Aan het begin van deze bijdrage heb ik geopperd dat er een grote tegenstelling bestaat tussen politiek en literatuur. De politiek met haar bijbehorende reflectie staat in het teken van het concrete, intermenselijke samenleven en de optimalisering daarvan. De literatuur daarentegen richt zich op de verbeelding. Deze twee domeinen lijken elkaar bijna uit te sluiten. De ‘bevlogen’ idealist die de wereld met zijn idealen wil verbeteren, loopt vrijwel steeds stuk op de weerbarstige omstandigheden en het verzet, die hem dwingen zijn toevlucht te nemen tot casuïstiek en gelegenheidsoplossingen. Gelukkig maar, want het enige alternatief voor casuïstiek is een van staatswege georkestreerde massamoord, Gleichschaltung van het openbare leven, of collectivisatie.
Hitler en Stalin waren volleerde dromers. Als kunstenaar zouden ze het mogelijk ver hebben geschopt (ondanks de aanvankelijke maatschappelijke ‘afwijzing’ van hun werk). De verbeelding aan de macht kan catastrofaal uitpakken.
“Surtout pas trop de zèle”, beval de politicus Talleyrand op het internationale toneel al aan. Ik ben geneigd te denken dat ook een al te vredelievende politiek vaak door onappetijtelijke feiten-op-de-grond wordt achterhaald.
En toch: een leven zonder verbeelding (‘literatuur’), dat is: een leven dat zich een toegang tot een dieperliggend bewustzijn ontzegt, is naar mijn stellige overtuiging niet de moeite waard. Misschien is het denkbaar om ook een collectieve ‘waarnemingsdrempel’ aan te nemen die kan schuiven. Het beeld van de waarnemingsdrempel dat Du Prel introduceert heeft als voordeel dat het weliswaar twee personen suggereert, maar in feite één persoon behelst.
De schizofrenie tussen waak- en droombewustzijn, of tussen verbeelding en politiek, is dan slechts relatief, omdat het droombewustzijn (in Du Prels zin wel te verstaan) geen apart, absoluut afgescheiden vertrek vormt maar juist de ruimere vorm van het dagbewustzijn. De Hitlers en Stalins waren dromers, maar zij waren schizofreen; hun ideaal betrof een wereld die een droomconstruct moest verwezenlijken, niet een ontvangen droom.

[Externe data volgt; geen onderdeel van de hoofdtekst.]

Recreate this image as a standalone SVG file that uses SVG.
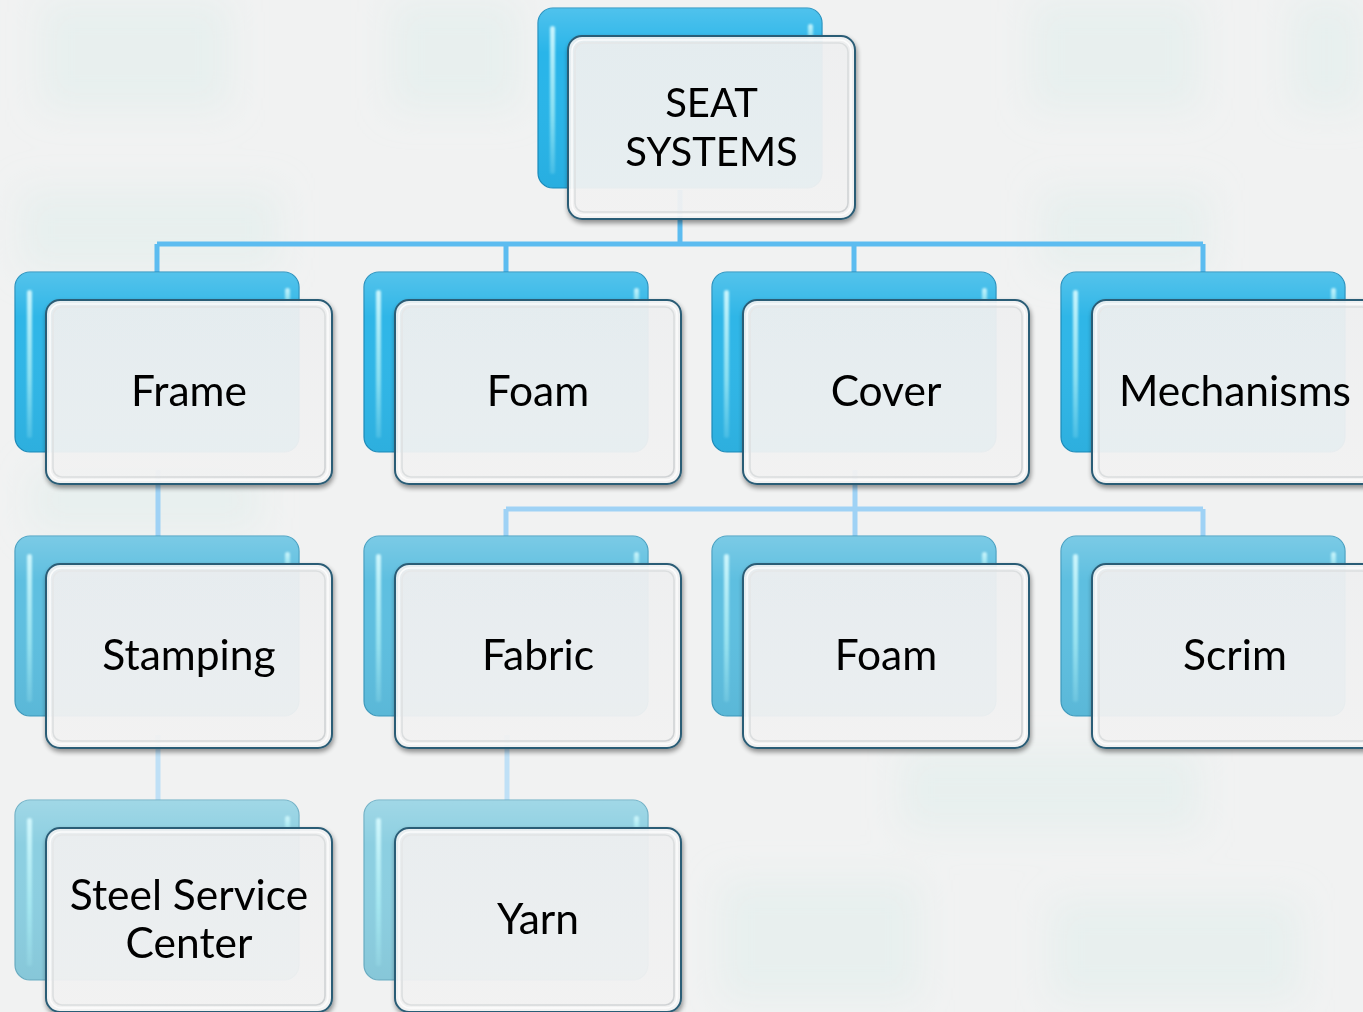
<svg xmlns="http://www.w3.org/2000/svg" width="1363" height="1012" viewBox="0 0 1363 1012">
  <defs>
    <filter id="soft" x="-20%" y="-20%" width="140%" height="140%">
      <feGaussianBlur stdDeviation="18"/>
    </filter>
    <filter id="glow" x="-50%" y="-10%" width="200%" height="120%">
      <feGaussianBlur stdDeviation="1.2"/>
    </filter>
    <filter id="shadow" x="-10%" y="-10%" width="120%" height="130%">
      <feGaussianBlur in="SourceAlpha" stdDeviation="2.5"/>
      <feOffset dx="1" dy="3" result="b"/>
      <feComponentTransfer><feFuncA type="linear" slope="0.45"/></feComponentTransfer>
      <feMerge><feMergeNode/><feMergeNode in="SourceGraphic"/></feMerge>
    </filter>
    <linearGradient id="gloss" x1="0" y1="0" x2="0" y2="1">
      <stop offset="0" stop-color="#ffffff" stop-opacity="0.18"/>
      <stop offset="0.25" stop-color="#ffffff" stop-opacity="0"/>
      <stop offset="1" stop-color="#000000" stop-opacity="0.04"/>
    </linearGradient>
    <linearGradient id="edgeHi" x1="0" y1="0" x2="0" y2="1">
      <stop offset="0" stop-color="#d8fbff" stop-opacity="0.9"/>
      <stop offset="0.6" stop-color="#aef0f6" stop-opacity="0.7"/>
      <stop offset="1" stop-color="#aef0f6" stop-opacity="0.2"/>
    </linearGradient>
    <linearGradient id="panel" x1="0" y1="0" x2="0" y2="1">
      <stop offset="0" stop-color="#f1f2f3"/>
      <stop offset="1" stop-color="#f5f5f5"/>
    </linearGradient>
    <!-- inner bevel: faint on the top-left, stronger toward bottom-right -->
    <linearGradient id="bevelStroke" x1="0" y1="0" x2="1" y2="1">
      <stop offset="0" stop-color="#e6e8e9"/>
      <stop offset="0.6" stop-color="#d9dcdd"/>
      <stop offset="1" stop-color="#cfd2d4"/>
    </linearGradient>
  </defs>
  <style>
    .bg { fill: #f1f2f2; }
    .patch { fill: #d6ebe7; opacity: 0.35; }
    .back { stroke-width: 1.2; }
    .tier0 { fill: #29b5e9; stroke: #1b8dbd; }
    .tier1 { fill: #2fb6e7; stroke: #1d8cbb; }
    .tier2 { fill: #5ebfe0; stroke: #3f9cbf; }
    .tier3 { fill: #8ccfe1; stroke: #6aaec4; }
    .hi { fill: url(#edgeHi); }
    .gl { fill: url(#gloss); }
    .front { fill: url(#panel); fill-opacity: 0.92; stroke: #2b5d76; stroke-width: 2; }
    .bevel { fill: none; stroke: url(#bevelStroke); stroke-width: 1.6; }
    .bevelHi { fill: none; stroke: #ffffff; stroke-width: 1.5; opacity: 0.8; }
    .label { font-family: Lato, "Open Sans", "Liberation Sans", sans-serif; font-size: 42.5px; fill: #000000; text-anchor: middle; }
    .root { font-size: 40px; }
    .c1 { stroke: #5cbcf0; stroke-width: 5; fill: none; }
    .c2 { stroke: #9fd2f5; stroke-width: 5; fill: none; }
    .c3 { stroke: #bfe0f6; stroke-width: 5; fill: none; }
  </style>

  <!-- backdrop with faint tinted tiles -->
  <rect class="bg" x="0" y="0" width="1363" height="1012"/>
  <g filter="url(#soft)">
    <rect class="patch" x="40" y="0" width="190" height="110"/>
    <rect class="patch" x="390" y="0" width="130" height="110"/>
    <rect class="patch" x="1030" y="0" width="170" height="110"/>
    <rect class="patch" x="1290" y="0" width="73" height="110"/>
    <rect class="patch" x="20" y="190" width="260" height="80"/>
    <rect class="patch" x="1040" y="190" width="170" height="80"/>
    <rect class="patch" x="30" y="470" width="230" height="60"/>
    <rect class="patch" x="900" y="750" width="300" height="80"/>
    <rect class="patch" x="720" y="880" width="200" height="120"/>
    <rect class="patch" x="1050" y="900" width="250" height="100"/>
  </g>

  <!-- connectors -->
  <g id="connectors">
    <path class="c1" d="M680,190 V244 M157,244 H1203 M157,244 V274 M506,244 V274 M854,244 V274 M1203,244 V274"/>
    <path class="c2" d="M855,470 V509 M506,509 H1203 M506,509 V538 M855,509 V538 M1203,509 V538"/>
    <path class="c2" d="M158,470 V538"/>
    <path class="c3" d="M158,735 V802 M507,735 V802"/>
  </g>

  <!-- root -->
  <g id="node-seat-systems">
    <rect class="back tier0" x="538" y="8" width="284" height="180" rx="15"/>
    <rect class="gl" x="538" y="8" width="284" height="180" rx="15"/>
    <rect class="hi" x="550" y="26" width="5" height="148" rx="2.5" filter="url(#glow)"/>
    <rect class="hi" x="808" y="24" width="5" height="20" rx="2.5" filter="url(#glow)"/>
    <g filter="url(#shadow)">
      <rect class="front" x="568" y="36" width="287" height="183" rx="14"/>
    </g>
    <rect class="bevel" x="575" y="43" width="273" height="169" rx="9"/>
    <rect class="bevelHi" x="572" y="40" width="279" height="175" rx="11"/>
    <text class="label root" x="711.5" y="117">SEAT</text>
    <text class="label root" x="711.5" y="166">SYSTEMS</text>
  </g>

  <!-- first tier -->
  <g id="node-frame">
    <rect class="back tier1" x="15" y="272" width="284" height="180" rx="15"/>
    <rect class="gl" x="15" y="272" width="284" height="180" rx="15"/>
    <rect class="hi" x="27" y="290" width="5" height="148" rx="2.5" filter="url(#glow)"/>
    <rect class="hi" x="285" y="288" width="5" height="20" rx="2.5" filter="url(#glow)"/>
    <g filter="url(#shadow)"><rect class="front" x="46" y="300" width="286" height="184" rx="14"/></g>
    <rect class="bevel" x="53" y="307" width="272" height="170" rx="9"/>
    <rect class="bevelHi" x="50" y="304" width="278" height="176" rx="11"/>
    <text class="label" x="189" y="406">Frame</text>
  </g>
  <g id="node-foam-1">
    <rect class="back tier1" x="364" y="272" width="284" height="180" rx="15"/>
    <rect class="gl" x="364" y="272" width="284" height="180" rx="15"/>
    <rect class="hi" x="376" y="290" width="5" height="148" rx="2.5" filter="url(#glow)"/>
    <rect class="hi" x="634" y="288" width="5" height="20" rx="2.5" filter="url(#glow)"/>
    <g filter="url(#shadow)"><rect class="front" x="395" y="300" width="286" height="184" rx="14"/></g>
    <rect class="bevel" x="402" y="307" width="272" height="170" rx="9"/>
    <rect class="bevelHi" x="399" y="304" width="278" height="176" rx="11"/>
    <text class="label" x="538" y="406">Foam</text>
  </g>
  <g id="node-cover">
    <rect class="back tier1" x="712" y="272" width="284" height="180" rx="15"/>
    <rect class="gl" x="712" y="272" width="284" height="180" rx="15"/>
    <rect class="hi" x="724" y="290" width="5" height="148" rx="2.5" filter="url(#glow)"/>
    <rect class="hi" x="982" y="288" width="5" height="20" rx="2.5" filter="url(#glow)"/>
    <g filter="url(#shadow)"><rect class="front" x="743" y="300" width="286" height="184" rx="14"/></g>
    <rect class="bevel" x="750" y="307" width="272" height="170" rx="9"/>
    <rect class="bevelHi" x="747" y="304" width="278" height="176" rx="11"/>
    <text class="label" x="886" y="406">Cover</text>
  </g>
  <g id="node-mechanisms">
    <rect class="back tier1" x="1061" y="272" width="284" height="180" rx="15"/>
    <rect class="gl" x="1061" y="272" width="284" height="180" rx="15"/>
    <rect class="hi" x="1073" y="290" width="5" height="148" rx="2.5" filter="url(#glow)"/>
    <rect class="hi" x="1331" y="288" width="5" height="20" rx="2.5" filter="url(#glow)"/>
    <g filter="url(#shadow)"><rect class="front" x="1092" y="300" width="286" height="184" rx="14"/></g>
    <rect class="bevel" x="1099" y="307" width="272" height="170" rx="9"/>
    <rect class="bevelHi" x="1096" y="304" width="278" height="176" rx="11"/>
    <text class="label" x="1235" y="406">Mechanisms</text>
  </g>

  <!-- second tier -->
  <g id="node-stamping">
    <rect class="back tier2" x="15" y="536" width="284" height="180" rx="15"/>
    <rect class="gl" x="15" y="536" width="284" height="180" rx="15"/>
    <rect class="hi" x="27" y="554" width="5" height="148" rx="2.5" filter="url(#glow)"/>
    <rect class="hi" x="285" y="552" width="5" height="20" rx="2.5" filter="url(#glow)"/>
    <g filter="url(#shadow)"><rect class="front" x="46" y="564" width="286" height="184" rx="14"/></g>
    <rect class="bevel" x="53" y="571" width="272" height="170" rx="9"/>
    <rect class="bevelHi" x="50" y="568" width="278" height="176" rx="11"/>
    <text class="label" x="189" y="670">Stamping</text>
  </g>
  <g id="node-fabric">
    <rect class="back tier2" x="364" y="536" width="284" height="180" rx="15"/>
    <rect class="gl" x="364" y="536" width="284" height="180" rx="15"/>
    <rect class="hi" x="376" y="554" width="5" height="148" rx="2.5" filter="url(#glow)"/>
    <rect class="hi" x="634" y="552" width="5" height="20" rx="2.5" filter="url(#glow)"/>
    <g filter="url(#shadow)"><rect class="front" x="395" y="564" width="286" height="184" rx="14"/></g>
    <rect class="bevel" x="402" y="571" width="272" height="170" rx="9"/>
    <rect class="bevelHi" x="399" y="568" width="278" height="176" rx="11"/>
    <text class="label" x="538" y="670">Fabric</text>
  </g>
  <g id="node-foam-2">
    <rect class="back tier2" x="712" y="536" width="284" height="180" rx="15"/>
    <rect class="gl" x="712" y="536" width="284" height="180" rx="15"/>
    <rect class="hi" x="724" y="554" width="5" height="148" rx="2.5" filter="url(#glow)"/>
    <rect class="hi" x="982" y="552" width="5" height="20" rx="2.5" filter="url(#glow)"/>
    <g filter="url(#shadow)"><rect class="front" x="743" y="564" width="286" height="184" rx="14"/></g>
    <rect class="bevel" x="750" y="571" width="272" height="170" rx="9"/>
    <rect class="bevelHi" x="747" y="568" width="278" height="176" rx="11"/>
    <text class="label" x="886" y="670">Foam</text>
  </g>
  <g id="node-scrim">
    <rect class="back tier2" x="1061" y="536" width="284" height="180" rx="15"/>
    <rect class="gl" x="1061" y="536" width="284" height="180" rx="15"/>
    <rect class="hi" x="1073" y="554" width="5" height="148" rx="2.5" filter="url(#glow)"/>
    <rect class="hi" x="1331" y="552" width="5" height="20" rx="2.5" filter="url(#glow)"/>
    <g filter="url(#shadow)"><rect class="front" x="1092" y="564" width="286" height="184" rx="14"/></g>
    <rect class="bevel" x="1099" y="571" width="272" height="170" rx="9"/>
    <rect class="bevelHi" x="1096" y="568" width="278" height="176" rx="11"/>
    <text class="label" x="1235" y="670">Scrim</text>
  </g>

  <!-- third tier -->
  <g id="node-steel-service-center">
    <rect class="back tier3" x="15" y="800" width="284" height="180" rx="15"/>
    <rect class="gl" x="15" y="800" width="284" height="180" rx="15"/>
    <rect class="hi" x="27" y="818" width="5" height="148" rx="2.5" filter="url(#glow)"/>
    <rect class="hi" x="285" y="816" width="5" height="20" rx="2.5" filter="url(#glow)"/>
    <g filter="url(#shadow)"><rect class="front" x="46" y="828" width="286" height="184" rx="14"/></g>
    <rect class="bevel" x="53" y="835" width="272" height="170" rx="9"/>
    <rect class="bevelHi" x="50" y="832" width="278" height="176" rx="11"/>
    <text class="label" x="189" y="910">Steel Service</text>
    <text class="label" x="189" y="958">Center</text>
  </g>
  <g id="node-yarn">
    <rect class="back tier3" x="364" y="800" width="284" height="180" rx="15"/>
    <rect class="gl" x="364" y="800" width="284" height="180" rx="15"/>
    <rect class="hi" x="376" y="818" width="5" height="148" rx="2.5" filter="url(#glow)"/>
    <rect class="hi" x="634" y="816" width="5" height="20" rx="2.5" filter="url(#glow)"/>
    <g filter="url(#shadow)"><rect class="front" x="395" y="828" width="286" height="184" rx="14"/></g>
    <rect class="bevel" x="402" y="835" width="272" height="170" rx="9"/>
    <rect class="bevelHi" x="399" y="832" width="278" height="176" rx="11"/>
    <text class="label" x="538" y="934">Yarn</text>
  </g>
</svg>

De droomwereld waarvan ik meen dat het zin heeft deze wel te verdisconteren is er één die een licht laat schijnen op deze wereld en die er tevens van meet af aan mee verbonden is. We zouden ons die moeten denken als continu met de zichtbare en bestaande wereld, willen we niet vervallen in totalitarisme en waanzin. De fantasie en de droom die ons denken en dichten inspireren maken deel uit van een verborgen licht dat in deze wereld zelf opkomt. De totalitaire fantasten bouwen een fantasiewereld op een andere planeet, en willen die overbrengen naar de aarde, terwijl ze het aardse licht zelf moeten ontdekken en uitbouwen, zonder de verbeelding te onderbreken.